What you pay when you visit a general practitioner doctor depends on where you live. It seems that the GP's who practice in affluent suburbs either have very restricted bulk billing rules or do not offer that discount at all. In suburbs known for low income residents bulk billing seems to be the standard charged across the entire patient spectrum.
Health is a big ticket item in the Federal budget and what is in contention is the Medicare fee the government pays doctors for each patient visit. This is calculated in response to the level of wage increases in Australia and in recent times pay has been stagnant. That rebate moved from $37.05 to just $37.60 in July.
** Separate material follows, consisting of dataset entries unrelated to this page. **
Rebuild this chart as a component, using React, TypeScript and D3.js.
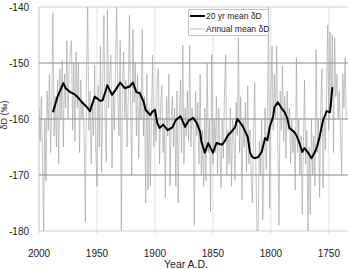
import * as d3 from "d3";
import React from "react";

// Annual mean δD, one value per year from 2000 back to 1735
const annualStart = 2000;
const annualMean: number[] = [
  // 2000-1991
  -158, -164, -156, -167, -180, -160, -171, -155, -162, -152,
  // 1990-1981
  -166, -158, -141, -163, -156, -165, -153, -168, -151, -160,
  // 1980-1971
  -149.5, -165, -152, -158, -146, -160, -151, -148, -146, -162,
  // 1970-1961
  -150, -164, -148, -158, -150, -166, -153, -160, -157, -164,
  // 1960-1951
  -178.4, -152, -139, -162, -155, -168, -158, -163, -150.5, -166,
  // 1950-1941
  -172, -154, -165, -147, -169.5, -153, -141.5, -160, -167.7, -140.5,
  // 1940-1931
  -158, -152, -148.6, -168.8, -155, -162, -150, -139, -157, -163,
  // 1930-1921
  -146, -180, -154, -148, -160, -153, -165, -156, -141.5, -158,
  // 1920-1911
  -170, -144, -157, -150, -163, -152, -167, -155, -160, -144,
  // 1910-1901
  -163, -156, -175, -152, -172.7, -158, -172, -160, -148.6, -165,
  // 1900-1891
  -158, -164, -153, -151, -168, -157, -154, -166, -160, -174,
  // 1890-1881
  -156, -163, -152, -172, -160, -156, -165, -158, -172, -155,
  // 1880-1871
  -175, -160, -153, -166, -146.8, -168, -158, -163, -155, -164,
  // 1870-1861
  -146.8, -165, -158, -162, -179, -155, -163, -157, -168, -152,
  // 1860-1851
  -170, -162, -172, -158, -171, -150, -166, -160, -176.6, -148.5,
  // 1850-1841
  -168, -160, -166, -156, -170, -158, -165, -172.3, -160, -167,
  // 1840-1831
  -155, -148.5, -170, -162, -168, -158, -172, -160, -163, -171,
  // 1830-1821
  -157, -163, -145.5, -166, -156, -174.5, -160, -165, -157, -169.5,
  // 1820-1811
  -154, -168, -162, -170, -175, -163, -153.5, -168, -180, -180,
  // 1810-1801
  -164, -170, -160, -178, -166, -158, -169, -160, -139, -176,
  // 1800-1791
  -155, -147, -162, -152, -160, -147, -165, -179, -155, -162,
  // 1790-1781
  -150.5, -164, -156, -167, -155, -162, -158, -168, -160, -166,
  // 1780-1771
  -162, -172.7, -149, -166, -160, -170, -163, -177, -165, -153,
  // 1770-1761
  -168, -162, -180, -165, -177, -160, -170, -163, -172, -147.6,
  // 1760-1751
  -166, -160, -174, -158, -151, -172.3, -160, -165.5, -155, -143.2,
  // 1750-1741
  -162, -144.5, -158, -145, -166, -145.5, -156, -152, -160, -155,
  // 1740-1735
  -162, -170, -152, -158, -149, -160,
];

// 20 yr running mean δD
const meanYears: number[] = [
  1988, 1984, 1979, 1977, 1973, 1970, 1967, 1963, 1959, 1956,
  1952, 1947, 1945, 1941, 1937, 1934, 1930, 1926, 1922, 1919,
  1916, 1913, 1910, 1908, 1904, 1902, 1900, 1898, 1896, 1893,
  1889, 1885, 1882, 1878, 1874, 1871, 1867, 1864, 1861, 1860,
  1857, 1854, 1852, 1850, 1847, 1842, 1840, 1837, 1834, 1831,
  1829, 1827, 1824, 1820, 1818, 1816, 1814, 1811, 1808, 1805,
  1803, 1801, 1798, 1797, 1794, 1791, 1788, 1786, 1784, 1780,
  1778, 1775, 1773, 1771, 1768, 1765, 1762, 1760, 1758, 1755,
  1753, 1752, 1749, 1747,
];
const meanValues: number[] = [
  -158.8, -156, -153.6, -154.5, -155.2, -155.5, -156, -157, -157.8, -158.6,
  -156, -156.8, -156.6, -154, -155.7, -154.8, -153.5, -154.5, -154.2, -153.5,
  -155.2, -155.4, -156.8, -158.4, -159.3, -158.6, -158.4, -160.7, -161.6, -161,
  -162, -161.5, -160.2, -159.5, -161.4, -160.3, -159.8, -160.7, -162.3, -164,
  -166, -164.3, -165.2, -166, -164.3, -164.6, -164, -162.9, -162.3, -161.5,
  -160, -160.5, -161.4, -163.2, -166, -166.8, -167, -166.8, -165.9, -163.4,
  -163.8, -161.4, -159.5, -157.9, -157, -158, -158.8, -159.8, -161.6, -162.3,
  -162.9, -164.5, -165.9, -165.2, -166, -167, -165.9, -164.8, -163.2, -160.2,
  -159.2, -158.6, -158.8, -154.3,
];

const yTicks = [-180, -170, -160, -150, -140];
const xTicks = [2000, 1950, 1900, 1850, 1800, 1750];

const width = 348;
const height = 269;
const margin = { top: 7, right: 0, bottom: 38, left: 39 };
const font = "'Liberation Sans', Arial, sans-serif";

const App: React.FC = () => {
  const x = d3
    .scaleLinear()
    .domain([2000, 1733.5])
    .range([margin.left, width - margin.right]);
  const y = d3
    .scaleLinear()
    .domain([-180, -140])
    .range([height - margin.bottom, margin.top]);

  const annual = annualMean.map((v, i) => [annualStart - i, v] as [number, number]);
  const smooth = meanYears.map((yr, i) => [yr, meanValues[i]] as [number, number]);

  const line = d3
    .line<[number, number]>()
    .x((d) => x(d[0]))
    .y((d) => y(d[1]));

  const top = y(-140);
  const bottom = y(-180);

  return (
    <svg
      width={width}
      height={height}
      style={{ position: "absolute", left: 0, top: 0, background: "#fff" }}
      fontFamily={font}
    >
      <defs>
        <clipPath id="plot">
          <rect x={margin.left} y={top} width={width - margin.left} height={bottom - top} />
        </clipPath>
      </defs>

      {/* light vertical gridlines at the year ticks */}
      {xTicks.map((t) => (
        <line key={t} x1={x(t)} x2={x(t)} y1={top} y2={bottom + 3} stroke="#e2e2e2" strokeWidth={1} />
      ))}

      {/* frame */}
      <line x1={margin.left} x2={width} y1={top} y2={top} stroke="#d0d0d0" />
      <line x1={margin.left} x2={width} y1={bottom} y2={bottom} stroke="#d0d0d0" />
      <line x1={margin.left} x2={margin.left} y1={top} y2={bottom} stroke="#d0d0d0" />

      {/* horizontal gridlines */}
      {yTicks
        .filter((t) => t > -180 && t < -140)
        .map((t) => (
          <line key={t} x1={margin.left} x2={width} y1={y(t)} y2={y(t)} stroke="#858585" strokeWidth={1} />
        ))}

      <g clipPath="url(#plot)">
        <path d={line(annual) ?? ""} fill="none" stroke="#9c9c9c" strokeWidth={0.6} />
        <path d={line(smooth) ?? ""} fill="none" stroke="#000" strokeWidth={2} strokeLinejoin="round" />
      </g>

      {/* y tick labels */}
      {yTicks.map((t) => (
        <text key={t} x={29} y={y(t)} dy="0.35em" textAnchor="end" fontSize={10} fill="#222">
          {t}
        </text>
      ))}

      {/* x tick labels */}
      {xTicks.map((t) => (
        <text key={t} x={x(t)} y={256.5} textAnchor="middle" fontSize={10} fill="#222">
          {t}
        </text>
      ))}

      <text x={186} y={268} textAnchor="middle" fontSize={10.5} fill="#222">
        Year A.D.
      </text>
      <text
        transform={`translate(7,${(top + bottom) / 2 - 4}) rotate(-90)`}
        textAnchor="middle"
        fontSize={9}
        fill="#222"
      >
        δD (‰)
      </text>

      {/* legend */}
      <g>
        <rect x={188.5} y={9.5} width={80} height={26} fill="#fff" stroke="#c4c4c4" />
        <line x1={190} x2={205} y1={16} y2={16} stroke="#000" strokeWidth={2} />
        <text x={206} y={19} fontSize={8.5} fill="#222">
          20 yr mean δD
        </text>
        <line x1={190} x2={205} y1={29} y2={29} stroke="#9c9c9c" strokeWidth={0.7} />
        <text x={206} y={32} fontSize={8.5} fill="#222">
          Annual mean δD
        </text>
      </g>
    </svg>
  );
};

export default App;
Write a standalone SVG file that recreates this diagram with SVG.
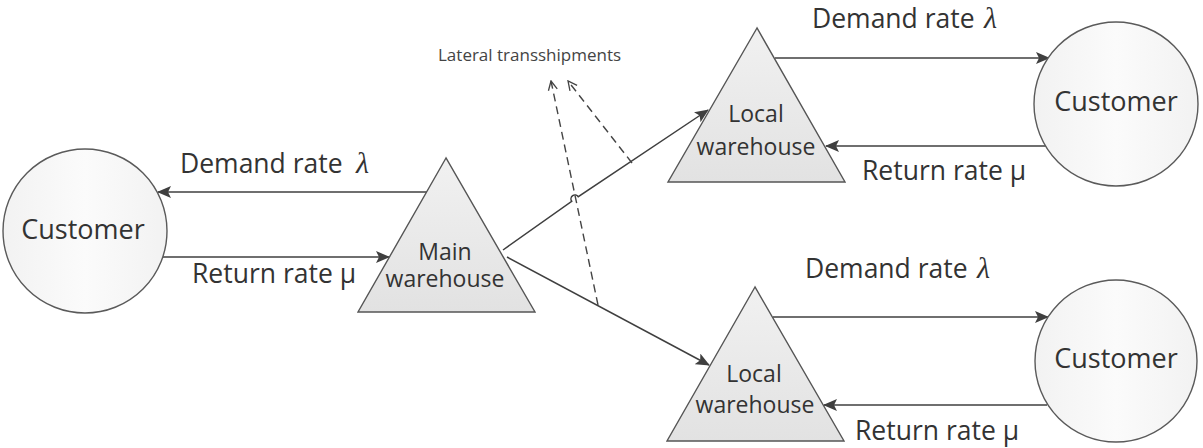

Doctors want this rebate standard coupled with the consumer price index instead of wages and had that been in force a GP consultation would have attracted a rebate of $ 41.84 in the 2017-18 year.
Doctors complain that the health visit rebate is falling behind the cost of running their surgeries to an increasing degree. There is the threat that many may cease offering bulk billing and if that happens the number of people with illnesses that are untreated may rise sharply. The whole concept of Medicare was to bring medical services within reach of all patients.
Bulk billing as a concept was supposed to filter the needs of patients. The average person who visits a GP once a year for an annual checkup, or twice a year to have scripts renewed would expect to pay a small out of pocket expense, but the aged or chronically ill who need constant attention and make frequent visits would be better handled on a bulk billing basis. Some doctors bulk billed all child visits on the basis that it encouraged poorer parents to have their children's health attended on a regular basis.
Doctors are wanting a fee rise of about four dollars for each bulk billed visit. The standard out of pocket expense for a patient seeing a GP who does not bulk bill is expected to reach $ 40.69 in this next financial year and a continuation of bulk billing will be essential if we are not going to see a sharp increase in people claiming they can't afford to see a doctor. If that is allowed to happen, presentation at hospital emergency departments will inevitably increase.
There is also the risk that we will see clinics offering all services bulk billed that will offer what are termed " thirty second consultations ". An astonishing throughput of patients per hour for the briefest face to face time with a qualified doctor, making the medical experience consistent with the cost factor flowing back to the provider.
It is essential that the provision of medical services be rewarding for practitioners and available to patients. Unless this health rebate question is solved we will see GP's congregate in wealthy suburbs and absent from the poorer parts of the city and country towns. That would be detrimental to the excellent health system that exists in this nation.